___ Provided data

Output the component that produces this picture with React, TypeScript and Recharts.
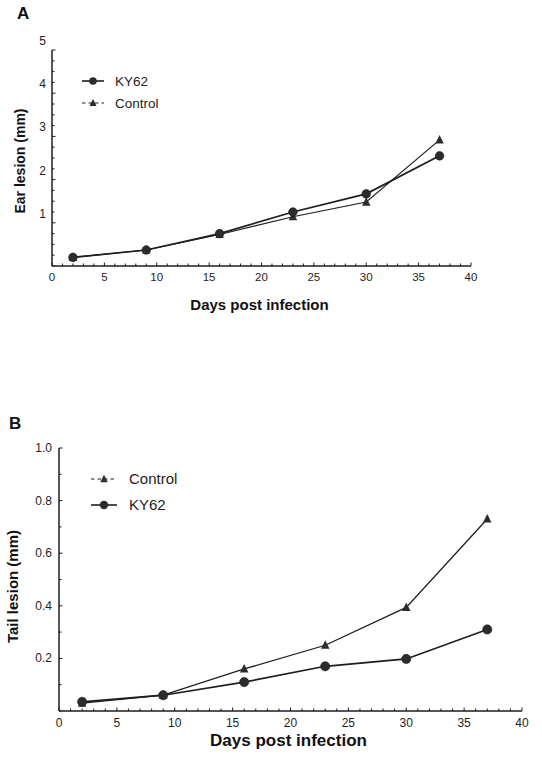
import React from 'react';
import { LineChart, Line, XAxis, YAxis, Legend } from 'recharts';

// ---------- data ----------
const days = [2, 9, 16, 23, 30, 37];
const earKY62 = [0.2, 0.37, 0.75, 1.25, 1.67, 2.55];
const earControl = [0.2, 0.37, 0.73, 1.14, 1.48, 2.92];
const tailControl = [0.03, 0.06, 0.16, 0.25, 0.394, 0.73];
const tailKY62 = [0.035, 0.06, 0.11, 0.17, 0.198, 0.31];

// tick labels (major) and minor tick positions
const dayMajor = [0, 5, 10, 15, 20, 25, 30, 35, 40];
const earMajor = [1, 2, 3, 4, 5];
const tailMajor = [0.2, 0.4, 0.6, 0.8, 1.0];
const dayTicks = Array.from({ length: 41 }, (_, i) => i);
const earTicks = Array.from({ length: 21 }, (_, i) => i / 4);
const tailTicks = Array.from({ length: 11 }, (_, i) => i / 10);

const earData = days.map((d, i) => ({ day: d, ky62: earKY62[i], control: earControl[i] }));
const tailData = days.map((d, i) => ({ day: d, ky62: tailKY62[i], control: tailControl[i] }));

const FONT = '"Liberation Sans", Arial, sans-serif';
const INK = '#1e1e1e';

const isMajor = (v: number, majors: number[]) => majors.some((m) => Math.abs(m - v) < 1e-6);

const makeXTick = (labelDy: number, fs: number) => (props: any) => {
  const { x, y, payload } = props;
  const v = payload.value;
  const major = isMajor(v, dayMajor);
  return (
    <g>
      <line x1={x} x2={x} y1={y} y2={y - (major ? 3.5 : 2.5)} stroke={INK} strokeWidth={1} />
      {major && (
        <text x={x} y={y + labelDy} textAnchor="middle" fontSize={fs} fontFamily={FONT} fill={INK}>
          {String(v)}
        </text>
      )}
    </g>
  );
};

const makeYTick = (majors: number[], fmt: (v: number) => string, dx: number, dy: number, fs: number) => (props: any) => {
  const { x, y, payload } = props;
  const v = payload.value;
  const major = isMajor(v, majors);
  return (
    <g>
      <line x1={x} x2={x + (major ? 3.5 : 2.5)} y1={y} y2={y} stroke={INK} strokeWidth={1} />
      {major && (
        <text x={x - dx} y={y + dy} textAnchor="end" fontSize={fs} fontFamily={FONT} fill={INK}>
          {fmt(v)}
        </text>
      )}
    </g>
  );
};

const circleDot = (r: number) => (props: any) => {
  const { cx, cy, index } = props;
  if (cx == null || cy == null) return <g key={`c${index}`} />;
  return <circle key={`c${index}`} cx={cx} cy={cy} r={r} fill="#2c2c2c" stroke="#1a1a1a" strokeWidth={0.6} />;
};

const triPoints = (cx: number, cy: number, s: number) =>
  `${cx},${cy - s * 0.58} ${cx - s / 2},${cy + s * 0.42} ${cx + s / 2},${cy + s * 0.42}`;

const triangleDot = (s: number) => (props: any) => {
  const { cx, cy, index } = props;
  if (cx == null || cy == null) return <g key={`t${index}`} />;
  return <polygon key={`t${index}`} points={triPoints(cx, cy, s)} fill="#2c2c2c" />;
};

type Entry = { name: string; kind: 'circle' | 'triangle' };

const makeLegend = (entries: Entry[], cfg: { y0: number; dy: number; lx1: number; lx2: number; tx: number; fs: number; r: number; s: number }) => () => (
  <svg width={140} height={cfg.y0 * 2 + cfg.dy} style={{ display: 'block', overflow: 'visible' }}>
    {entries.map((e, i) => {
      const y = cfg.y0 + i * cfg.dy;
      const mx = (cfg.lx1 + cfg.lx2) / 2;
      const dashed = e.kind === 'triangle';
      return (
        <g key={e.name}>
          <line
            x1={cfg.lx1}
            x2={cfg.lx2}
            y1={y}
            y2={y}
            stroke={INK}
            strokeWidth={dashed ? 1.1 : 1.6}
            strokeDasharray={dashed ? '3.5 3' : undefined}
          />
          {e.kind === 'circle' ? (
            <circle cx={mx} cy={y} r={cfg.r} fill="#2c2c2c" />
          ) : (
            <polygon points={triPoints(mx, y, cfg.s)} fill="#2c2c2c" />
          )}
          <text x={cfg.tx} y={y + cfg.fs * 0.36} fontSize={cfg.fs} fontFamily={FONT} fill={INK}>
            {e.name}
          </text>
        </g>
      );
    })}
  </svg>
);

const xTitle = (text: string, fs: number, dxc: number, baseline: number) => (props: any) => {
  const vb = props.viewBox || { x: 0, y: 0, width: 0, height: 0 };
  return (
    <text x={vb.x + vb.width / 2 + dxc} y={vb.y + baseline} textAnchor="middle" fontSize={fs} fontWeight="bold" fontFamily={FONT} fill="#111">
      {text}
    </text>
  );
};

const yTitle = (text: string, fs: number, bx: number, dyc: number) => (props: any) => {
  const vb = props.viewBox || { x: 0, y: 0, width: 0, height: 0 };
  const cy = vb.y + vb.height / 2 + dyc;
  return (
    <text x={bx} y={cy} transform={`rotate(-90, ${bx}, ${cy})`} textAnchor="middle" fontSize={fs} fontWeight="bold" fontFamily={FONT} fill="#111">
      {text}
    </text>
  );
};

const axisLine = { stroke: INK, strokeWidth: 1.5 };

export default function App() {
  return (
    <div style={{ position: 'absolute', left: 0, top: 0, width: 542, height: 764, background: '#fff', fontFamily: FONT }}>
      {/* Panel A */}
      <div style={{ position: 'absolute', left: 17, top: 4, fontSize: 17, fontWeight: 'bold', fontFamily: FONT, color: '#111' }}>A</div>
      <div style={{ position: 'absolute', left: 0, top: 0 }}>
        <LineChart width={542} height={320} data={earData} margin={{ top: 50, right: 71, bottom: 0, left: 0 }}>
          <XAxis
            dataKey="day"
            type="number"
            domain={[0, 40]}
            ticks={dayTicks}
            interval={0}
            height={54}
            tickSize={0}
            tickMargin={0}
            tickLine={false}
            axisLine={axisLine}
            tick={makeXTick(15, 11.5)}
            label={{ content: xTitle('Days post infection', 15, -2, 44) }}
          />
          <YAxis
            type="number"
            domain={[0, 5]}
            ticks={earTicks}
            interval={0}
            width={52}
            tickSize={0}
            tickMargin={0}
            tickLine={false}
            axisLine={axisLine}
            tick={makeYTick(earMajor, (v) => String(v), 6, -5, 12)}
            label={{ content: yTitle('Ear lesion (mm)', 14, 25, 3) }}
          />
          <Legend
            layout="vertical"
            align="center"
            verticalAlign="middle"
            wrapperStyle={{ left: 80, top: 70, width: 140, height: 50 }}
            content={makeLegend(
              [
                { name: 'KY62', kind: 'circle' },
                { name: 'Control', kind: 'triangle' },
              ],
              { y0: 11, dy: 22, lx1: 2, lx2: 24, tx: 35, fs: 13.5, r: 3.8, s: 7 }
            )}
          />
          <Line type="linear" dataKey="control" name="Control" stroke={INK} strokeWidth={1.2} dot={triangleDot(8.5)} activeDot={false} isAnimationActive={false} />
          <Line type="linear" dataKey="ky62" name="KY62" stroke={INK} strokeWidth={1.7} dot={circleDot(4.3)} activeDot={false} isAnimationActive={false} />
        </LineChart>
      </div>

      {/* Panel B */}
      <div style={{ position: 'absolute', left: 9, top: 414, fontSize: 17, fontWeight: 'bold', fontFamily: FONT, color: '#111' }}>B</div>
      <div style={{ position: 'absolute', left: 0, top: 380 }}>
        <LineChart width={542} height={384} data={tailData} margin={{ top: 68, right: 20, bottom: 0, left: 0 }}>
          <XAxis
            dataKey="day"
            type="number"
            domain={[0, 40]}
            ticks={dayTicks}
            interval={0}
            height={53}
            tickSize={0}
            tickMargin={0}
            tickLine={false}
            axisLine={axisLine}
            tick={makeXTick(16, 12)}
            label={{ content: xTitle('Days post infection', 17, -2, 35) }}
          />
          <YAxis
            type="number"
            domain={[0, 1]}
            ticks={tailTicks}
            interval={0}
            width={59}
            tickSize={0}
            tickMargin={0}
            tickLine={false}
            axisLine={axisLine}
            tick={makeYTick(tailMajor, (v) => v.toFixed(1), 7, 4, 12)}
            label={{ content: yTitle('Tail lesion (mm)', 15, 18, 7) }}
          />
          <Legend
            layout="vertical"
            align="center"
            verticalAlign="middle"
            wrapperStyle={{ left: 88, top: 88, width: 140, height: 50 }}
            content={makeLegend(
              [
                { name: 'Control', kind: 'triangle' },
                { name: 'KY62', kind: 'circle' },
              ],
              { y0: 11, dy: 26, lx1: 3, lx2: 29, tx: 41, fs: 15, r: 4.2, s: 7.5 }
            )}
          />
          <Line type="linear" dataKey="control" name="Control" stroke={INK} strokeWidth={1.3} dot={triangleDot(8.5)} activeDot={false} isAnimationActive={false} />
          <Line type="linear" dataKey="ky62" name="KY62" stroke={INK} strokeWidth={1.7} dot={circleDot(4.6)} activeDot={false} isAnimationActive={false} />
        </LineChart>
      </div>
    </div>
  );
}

______
___ Provided data

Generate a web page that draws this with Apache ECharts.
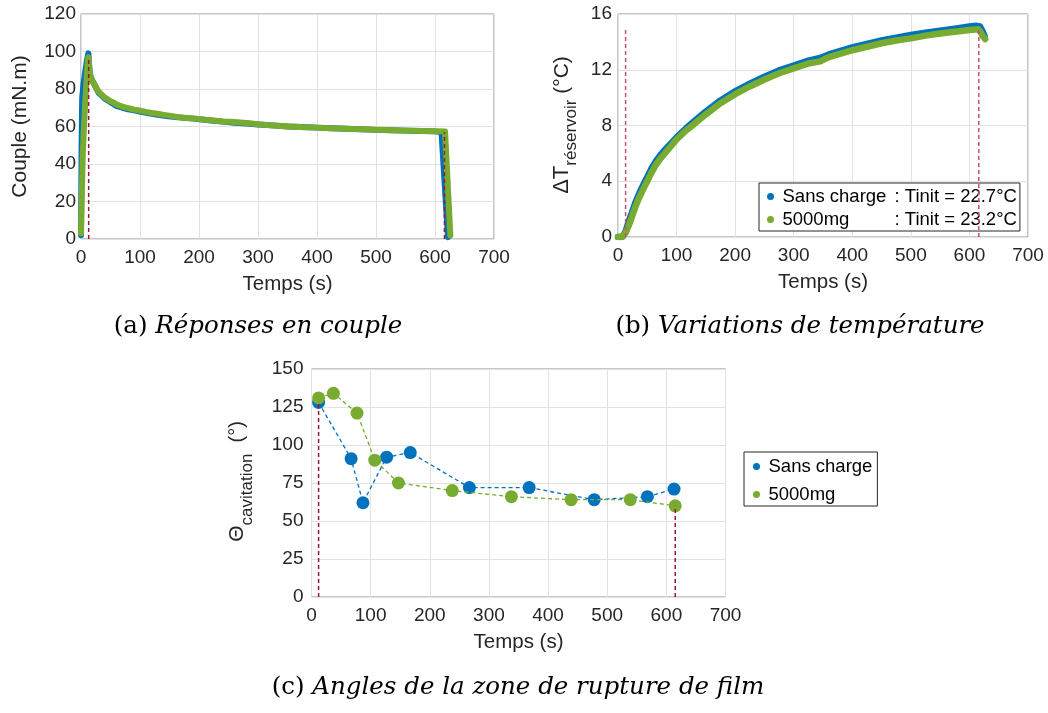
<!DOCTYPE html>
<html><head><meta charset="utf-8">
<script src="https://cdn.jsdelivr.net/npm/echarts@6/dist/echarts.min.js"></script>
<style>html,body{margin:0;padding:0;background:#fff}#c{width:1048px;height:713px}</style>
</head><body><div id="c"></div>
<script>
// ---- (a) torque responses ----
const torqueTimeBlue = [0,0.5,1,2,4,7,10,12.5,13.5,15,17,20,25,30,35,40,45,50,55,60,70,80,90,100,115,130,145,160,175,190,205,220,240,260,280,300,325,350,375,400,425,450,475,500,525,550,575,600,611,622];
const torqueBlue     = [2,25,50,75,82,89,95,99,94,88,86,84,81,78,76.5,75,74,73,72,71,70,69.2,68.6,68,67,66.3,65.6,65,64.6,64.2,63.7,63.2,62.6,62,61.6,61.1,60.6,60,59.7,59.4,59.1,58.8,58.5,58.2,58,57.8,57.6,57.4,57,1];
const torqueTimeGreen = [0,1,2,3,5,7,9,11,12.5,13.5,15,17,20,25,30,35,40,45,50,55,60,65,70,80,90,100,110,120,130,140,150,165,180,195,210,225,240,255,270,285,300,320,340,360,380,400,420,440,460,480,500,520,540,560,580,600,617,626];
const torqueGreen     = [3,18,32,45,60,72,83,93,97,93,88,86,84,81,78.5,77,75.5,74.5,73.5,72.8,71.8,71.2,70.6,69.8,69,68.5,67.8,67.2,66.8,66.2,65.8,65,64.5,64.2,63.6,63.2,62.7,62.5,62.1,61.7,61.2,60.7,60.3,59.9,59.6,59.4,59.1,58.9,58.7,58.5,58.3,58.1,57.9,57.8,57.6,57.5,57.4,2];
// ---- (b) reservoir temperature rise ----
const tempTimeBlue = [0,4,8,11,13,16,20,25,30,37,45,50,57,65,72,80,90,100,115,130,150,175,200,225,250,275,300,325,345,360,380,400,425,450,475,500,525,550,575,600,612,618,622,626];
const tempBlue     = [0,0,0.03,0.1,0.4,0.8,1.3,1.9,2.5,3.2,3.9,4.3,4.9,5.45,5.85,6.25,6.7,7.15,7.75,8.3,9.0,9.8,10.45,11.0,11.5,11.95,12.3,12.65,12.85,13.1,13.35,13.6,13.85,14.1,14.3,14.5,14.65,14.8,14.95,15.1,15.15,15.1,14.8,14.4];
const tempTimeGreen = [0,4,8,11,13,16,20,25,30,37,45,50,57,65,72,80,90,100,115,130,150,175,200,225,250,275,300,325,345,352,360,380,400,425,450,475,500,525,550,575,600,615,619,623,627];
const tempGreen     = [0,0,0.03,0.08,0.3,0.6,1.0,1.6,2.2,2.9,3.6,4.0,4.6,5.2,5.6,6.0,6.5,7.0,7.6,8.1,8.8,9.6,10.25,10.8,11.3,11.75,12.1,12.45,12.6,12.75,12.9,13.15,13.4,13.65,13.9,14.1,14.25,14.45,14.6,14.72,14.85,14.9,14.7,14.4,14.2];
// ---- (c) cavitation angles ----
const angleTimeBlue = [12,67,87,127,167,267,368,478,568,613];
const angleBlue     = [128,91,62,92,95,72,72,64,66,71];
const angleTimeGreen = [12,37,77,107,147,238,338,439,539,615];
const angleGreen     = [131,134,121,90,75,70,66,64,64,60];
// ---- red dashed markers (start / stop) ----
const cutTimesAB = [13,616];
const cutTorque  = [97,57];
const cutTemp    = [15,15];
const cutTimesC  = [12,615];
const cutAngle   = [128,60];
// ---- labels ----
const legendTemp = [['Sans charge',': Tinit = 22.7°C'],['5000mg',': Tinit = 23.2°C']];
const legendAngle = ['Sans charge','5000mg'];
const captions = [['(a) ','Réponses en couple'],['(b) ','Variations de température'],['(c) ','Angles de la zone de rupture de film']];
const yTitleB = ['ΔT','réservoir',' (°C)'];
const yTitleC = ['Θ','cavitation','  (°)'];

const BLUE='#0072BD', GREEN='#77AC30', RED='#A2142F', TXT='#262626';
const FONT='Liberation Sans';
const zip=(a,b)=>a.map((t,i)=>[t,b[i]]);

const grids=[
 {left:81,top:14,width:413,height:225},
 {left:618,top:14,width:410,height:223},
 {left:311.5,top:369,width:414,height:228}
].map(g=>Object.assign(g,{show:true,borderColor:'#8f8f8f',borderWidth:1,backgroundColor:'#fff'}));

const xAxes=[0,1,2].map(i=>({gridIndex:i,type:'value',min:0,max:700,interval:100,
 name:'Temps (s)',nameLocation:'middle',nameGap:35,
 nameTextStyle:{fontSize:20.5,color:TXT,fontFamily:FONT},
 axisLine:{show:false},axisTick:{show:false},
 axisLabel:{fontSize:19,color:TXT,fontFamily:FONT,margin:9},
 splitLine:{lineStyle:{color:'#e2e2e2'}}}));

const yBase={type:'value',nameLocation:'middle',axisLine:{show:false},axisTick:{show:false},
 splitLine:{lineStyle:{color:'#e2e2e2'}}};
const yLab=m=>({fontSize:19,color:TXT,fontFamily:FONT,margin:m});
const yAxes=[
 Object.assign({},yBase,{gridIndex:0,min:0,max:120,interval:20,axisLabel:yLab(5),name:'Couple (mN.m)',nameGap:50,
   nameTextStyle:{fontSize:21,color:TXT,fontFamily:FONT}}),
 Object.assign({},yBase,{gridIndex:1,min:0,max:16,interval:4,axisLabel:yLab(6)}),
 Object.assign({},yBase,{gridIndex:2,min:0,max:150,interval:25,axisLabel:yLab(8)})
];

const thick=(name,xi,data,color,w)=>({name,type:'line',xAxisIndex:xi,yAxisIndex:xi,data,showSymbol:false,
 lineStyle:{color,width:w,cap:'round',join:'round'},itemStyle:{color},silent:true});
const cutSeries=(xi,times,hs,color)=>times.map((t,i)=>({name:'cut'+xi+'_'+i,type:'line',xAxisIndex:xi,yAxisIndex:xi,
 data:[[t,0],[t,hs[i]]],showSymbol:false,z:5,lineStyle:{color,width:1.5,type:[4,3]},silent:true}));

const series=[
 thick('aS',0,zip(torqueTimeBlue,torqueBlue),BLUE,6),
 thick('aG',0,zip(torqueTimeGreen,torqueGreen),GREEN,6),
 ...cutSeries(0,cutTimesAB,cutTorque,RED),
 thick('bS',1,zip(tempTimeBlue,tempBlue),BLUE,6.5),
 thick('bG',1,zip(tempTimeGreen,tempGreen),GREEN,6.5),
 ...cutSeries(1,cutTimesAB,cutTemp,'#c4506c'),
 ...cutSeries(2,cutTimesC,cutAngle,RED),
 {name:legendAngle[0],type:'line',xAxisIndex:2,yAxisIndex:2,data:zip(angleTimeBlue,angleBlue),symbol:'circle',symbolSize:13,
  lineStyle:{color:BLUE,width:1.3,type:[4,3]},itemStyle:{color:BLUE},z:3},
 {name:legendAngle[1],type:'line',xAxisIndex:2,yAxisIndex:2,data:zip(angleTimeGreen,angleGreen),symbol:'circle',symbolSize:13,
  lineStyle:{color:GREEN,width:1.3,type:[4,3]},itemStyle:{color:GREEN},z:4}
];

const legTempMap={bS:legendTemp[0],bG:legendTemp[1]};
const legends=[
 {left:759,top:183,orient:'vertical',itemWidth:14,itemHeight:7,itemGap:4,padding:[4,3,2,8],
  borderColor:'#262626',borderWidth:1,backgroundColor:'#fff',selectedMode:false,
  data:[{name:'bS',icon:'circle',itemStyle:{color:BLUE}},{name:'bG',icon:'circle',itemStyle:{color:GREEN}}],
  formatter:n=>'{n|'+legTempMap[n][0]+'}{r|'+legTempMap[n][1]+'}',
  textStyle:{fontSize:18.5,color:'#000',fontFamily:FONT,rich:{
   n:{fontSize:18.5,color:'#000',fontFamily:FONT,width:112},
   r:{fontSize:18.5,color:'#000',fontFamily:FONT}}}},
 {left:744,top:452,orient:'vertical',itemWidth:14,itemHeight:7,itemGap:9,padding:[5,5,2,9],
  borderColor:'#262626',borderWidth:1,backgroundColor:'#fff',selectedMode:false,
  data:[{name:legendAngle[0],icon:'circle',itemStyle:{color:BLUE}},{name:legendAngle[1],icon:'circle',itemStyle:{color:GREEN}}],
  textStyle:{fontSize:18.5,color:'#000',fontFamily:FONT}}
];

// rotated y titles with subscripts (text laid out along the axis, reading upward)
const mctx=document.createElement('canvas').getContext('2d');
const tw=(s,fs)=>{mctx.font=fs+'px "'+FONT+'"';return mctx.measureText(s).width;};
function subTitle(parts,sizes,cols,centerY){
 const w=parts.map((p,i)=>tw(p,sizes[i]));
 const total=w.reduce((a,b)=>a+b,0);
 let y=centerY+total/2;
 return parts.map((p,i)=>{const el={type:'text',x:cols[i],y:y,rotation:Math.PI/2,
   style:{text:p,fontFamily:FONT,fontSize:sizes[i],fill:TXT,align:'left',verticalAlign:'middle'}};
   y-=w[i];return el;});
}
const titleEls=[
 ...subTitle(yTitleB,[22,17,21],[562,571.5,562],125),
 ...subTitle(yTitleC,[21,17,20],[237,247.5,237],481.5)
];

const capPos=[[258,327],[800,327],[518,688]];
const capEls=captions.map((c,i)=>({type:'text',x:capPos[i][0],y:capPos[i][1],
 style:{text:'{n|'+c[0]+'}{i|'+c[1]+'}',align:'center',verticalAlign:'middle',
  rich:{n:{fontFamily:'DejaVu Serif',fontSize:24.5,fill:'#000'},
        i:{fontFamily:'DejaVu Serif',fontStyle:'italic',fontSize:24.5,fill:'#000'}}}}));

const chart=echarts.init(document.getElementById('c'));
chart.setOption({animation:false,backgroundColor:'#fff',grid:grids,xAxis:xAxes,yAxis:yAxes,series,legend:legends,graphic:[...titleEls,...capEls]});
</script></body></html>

______

§ Task directions
Collect the complete line wherever the string "that" appears in the records.

§ Output of the exercise
Output the component that produces this picture with React, TypeScript and Recharts.
Generate a web page that draws this with Apache ECharts.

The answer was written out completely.